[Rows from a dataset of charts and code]
++++++++
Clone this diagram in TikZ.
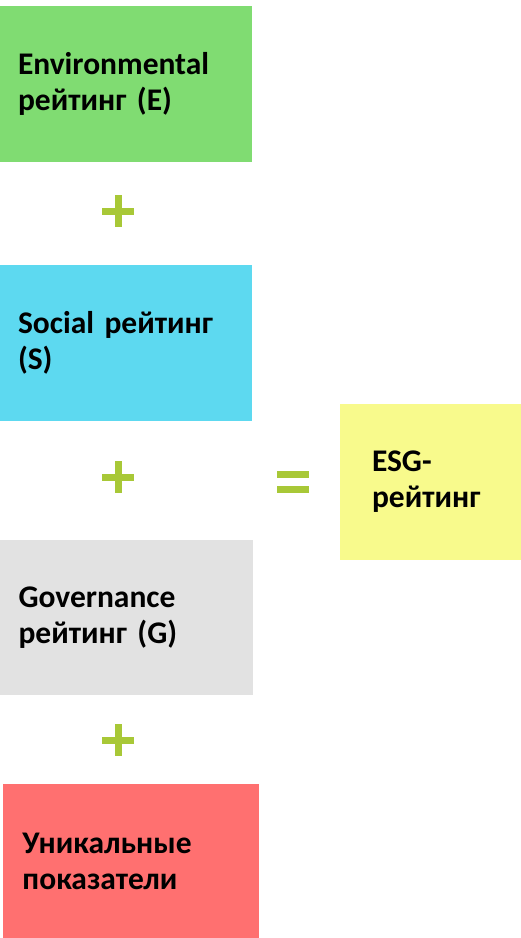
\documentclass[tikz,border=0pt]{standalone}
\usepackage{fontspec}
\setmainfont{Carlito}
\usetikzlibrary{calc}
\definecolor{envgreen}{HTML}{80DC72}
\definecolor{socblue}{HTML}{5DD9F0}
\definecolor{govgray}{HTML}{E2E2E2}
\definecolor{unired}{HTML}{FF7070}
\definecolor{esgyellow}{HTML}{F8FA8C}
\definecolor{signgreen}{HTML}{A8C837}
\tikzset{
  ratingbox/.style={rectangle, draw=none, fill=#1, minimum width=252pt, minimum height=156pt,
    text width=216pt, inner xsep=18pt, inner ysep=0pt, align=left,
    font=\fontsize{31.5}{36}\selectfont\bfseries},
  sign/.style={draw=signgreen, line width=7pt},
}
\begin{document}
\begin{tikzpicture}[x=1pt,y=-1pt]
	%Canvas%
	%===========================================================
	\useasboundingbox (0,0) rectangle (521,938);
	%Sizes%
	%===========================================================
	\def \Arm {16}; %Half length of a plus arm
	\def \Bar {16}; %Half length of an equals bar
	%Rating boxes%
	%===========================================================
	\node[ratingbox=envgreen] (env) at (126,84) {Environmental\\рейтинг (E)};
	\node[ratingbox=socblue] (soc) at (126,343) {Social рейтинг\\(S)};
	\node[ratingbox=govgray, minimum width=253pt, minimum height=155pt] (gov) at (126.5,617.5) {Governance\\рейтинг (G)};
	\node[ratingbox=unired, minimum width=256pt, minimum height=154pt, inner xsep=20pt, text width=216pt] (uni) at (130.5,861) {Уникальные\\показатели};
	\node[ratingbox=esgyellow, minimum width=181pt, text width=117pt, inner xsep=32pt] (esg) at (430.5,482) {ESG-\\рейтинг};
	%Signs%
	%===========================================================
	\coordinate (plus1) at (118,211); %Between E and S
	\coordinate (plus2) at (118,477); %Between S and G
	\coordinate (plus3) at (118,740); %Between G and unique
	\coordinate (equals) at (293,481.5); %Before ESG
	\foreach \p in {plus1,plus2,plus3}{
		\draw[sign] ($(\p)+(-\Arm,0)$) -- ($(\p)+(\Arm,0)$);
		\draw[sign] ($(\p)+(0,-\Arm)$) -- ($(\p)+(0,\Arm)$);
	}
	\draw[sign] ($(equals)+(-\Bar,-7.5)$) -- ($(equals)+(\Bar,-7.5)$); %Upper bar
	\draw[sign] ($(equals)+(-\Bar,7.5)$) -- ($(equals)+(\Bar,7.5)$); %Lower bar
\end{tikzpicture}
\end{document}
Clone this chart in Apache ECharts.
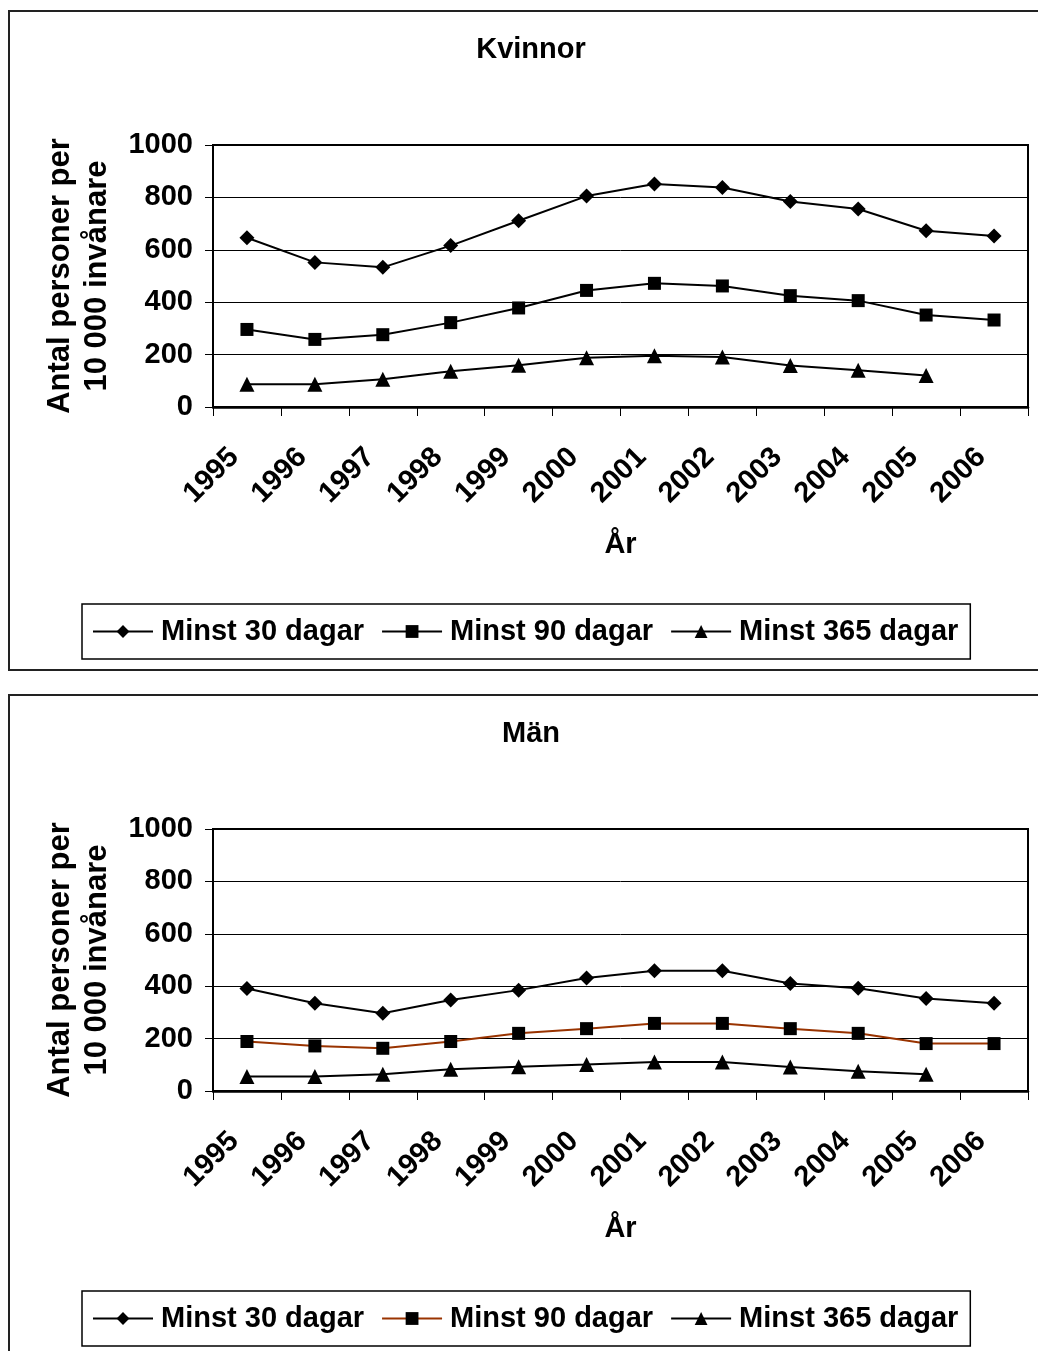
++++++++
Leave out the pictures and transcribe everything else exactly.

Clone this diagram in TikZ.
\documentclass[tikz,border=0pt]{standalone}
\usepackage{fontspec}
\setmainfont{Carlito}
\usetikzlibrary{calc}
\definecolor{envgreen}{HTML}{80DC72}
\definecolor{socblue}{HTML}{5DD9F0}
\definecolor{govgray}{HTML}{E2E2E2}
\definecolor{unired}{HTML}{FF7070}
\definecolor{esgyellow}{HTML}{F8FA8C}
\definecolor{signgreen}{HTML}{A8C837}
\tikzset{
  ratingbox/.style={rectangle, draw=none, fill=#1, minimum width=252pt, minimum height=156pt,
    text width=216pt, inner xsep=18pt, inner ysep=0pt, align=left,
    font=\fontsize{31.5}{36}\selectfont\bfseries},
  sign/.style={draw=signgreen, line width=7pt},
}
\begin{document}
\begin{tikzpicture}[x=1pt,y=-1pt]
	%Canvas%
	%===========================================================
	\useasboundingbox (0,0) rectangle (521,938);
	%Sizes%
	%===========================================================
	\def \Arm {16}; %Half length of a plus arm
	\def \Bar {16}; %Half length of an equals bar
	%Rating boxes%
	%===========================================================
	\node[ratingbox=envgreen] (env) at (126,84) {Environmental\\рейтинг (E)};
	\node[ratingbox=socblue] (soc) at (126,343) {Social рейтинг\\(S)};
	\node[ratingbox=govgray, minimum width=253pt, minimum height=155pt] (gov) at (126.5,617.5) {Governance\\рейтинг (G)};
	\node[ratingbox=unired, minimum width=256pt, minimum height=154pt, inner xsep=20pt, text width=216pt] (uni) at (130.5,861) {Уникальные\\показатели};
	\node[ratingbox=esgyellow, minimum width=181pt, text width=117pt, inner xsep=32pt] (esg) at (430.5,482) {ESG-\\рейтинг};
	%Signs%
	%===========================================================
	\coordinate (plus1) at (118,211); %Between E and S
	\coordinate (plus2) at (118,477); %Between S and G
	\coordinate (plus3) at (118,740); %Between G and unique
	\coordinate (equals) at (293,481.5); %Before ESG
	\foreach \p in {plus1,plus2,plus3}{
		\draw[sign] ($(\p)+(-\Arm,0)$) -- ($(\p)+(\Arm,0)$);
		\draw[sign] ($(\p)+(0,-\Arm)$) -- ($(\p)+(0,\Arm)$);
	}
	\draw[sign] ($(equals)+(-\Bar,-7.5)$) -- ($(equals)+(\Bar,-7.5)$); %Upper bar
	\draw[sign] ($(equals)+(-\Bar,7.5)$) -- ($(equals)+(\Bar,7.5)$); %Lower bar
\end{tikzpicture}
\end{document}
Clone this chart in Apache ECharts.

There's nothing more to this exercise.